Sauf que non. Parce qu'on cherche ici une croissance en moyenne annuelle. Et que, subsidiairement, on ne peut pas utiliser un concept qui n'a de sens que dans un calcul de croissance en moyenne annuelle (l'acquis de croissance) pour le multiplier avec des chiffres de croissance trimestrielle. Reprenons le tableau, et nos questions scolaires : en conservant la prévision de la Banque de France pour le troisième trimestre, quelle croissance au 4e trimestre serait-elle nécessaire pour que la cible gouvernementale de 2% de croissance en 2007 soit atteinte (ce qui correspond à un PIB de 1626,56 milliards d'euros)?

Il suffit en fait de chercher d'abord la valeur du PIB pour le 4e trimestre qui permet d'atteindre la valeur souhaitée. Fastoche :

1626,56-(403,04+404,34+406,77) = 412,41

Soit un taux de croissance trimestriel nécessaire de :

(412,41/406,77)-1 = 0,0138, soit... 1,4%!

Bon, ce n'est pas totalement impossible mais l'économie française n'a pas connu un tel niveau de croissance trimestrielle, qui correspond à un rythme annuel de 5,5% (là, le calcul est tout con, il suffit de muliplier par 4 et de prendre un air sérieux), que 3 fois depuis 1978, et la dernière en 1989.

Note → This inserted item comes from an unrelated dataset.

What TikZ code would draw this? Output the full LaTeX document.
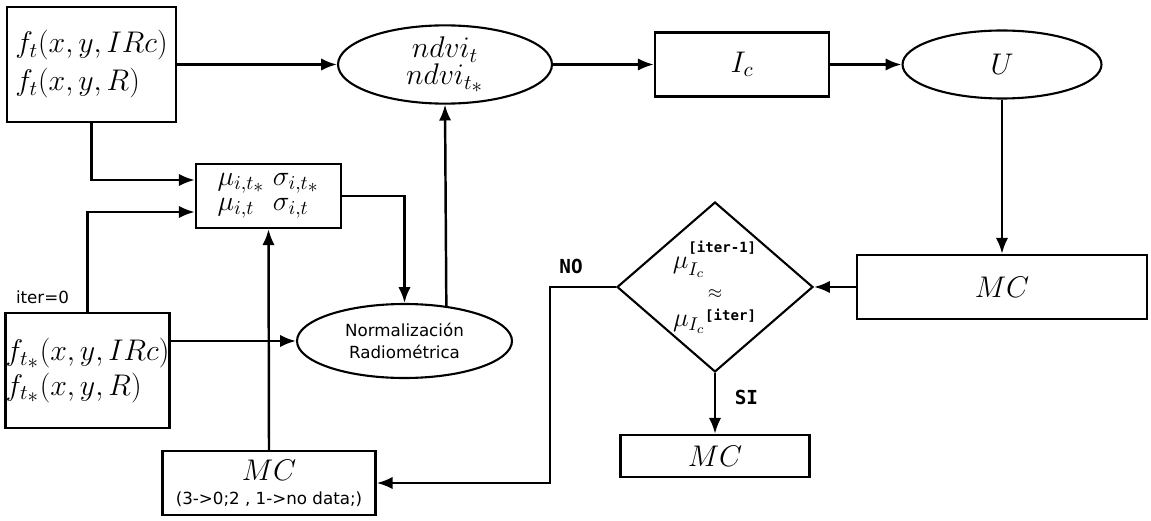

Même en grattant sur les arrondis (il suffit de faire 1,95% de croissance pour que les 2% soient symboliquement atteints), il faudrait quand même que la croissance au 4e trimestre soit d'au minimum 1,2%, chiffre atteint ou dépassé seulement à 10 reprises depuis 1978, et seulement une fois depuis 1990, à une époque (4e trimestre 1999) où les marchés financiers étaient autrement plus insouciants qu'ajourd'hui. Autrement dit : la fourchette gouvernementale a plus que du plomb dans l'aile, si l'on me passe l'emploi de cette vilaine métaphore croisée.

Par contre, la prévision de l'OCDE se porte très bien, merci pour elle : si l'économie française croît de 0,6% au troisième trimestre, comme le prévoit la Banque de France, il faudrait une croissance comprise entre 0,4 et 0,8 pour que la croissance annuelle s'établisse à 1,8% pour 2007. Ce qui semble assez probable, si l'on retient un scénario optimiste.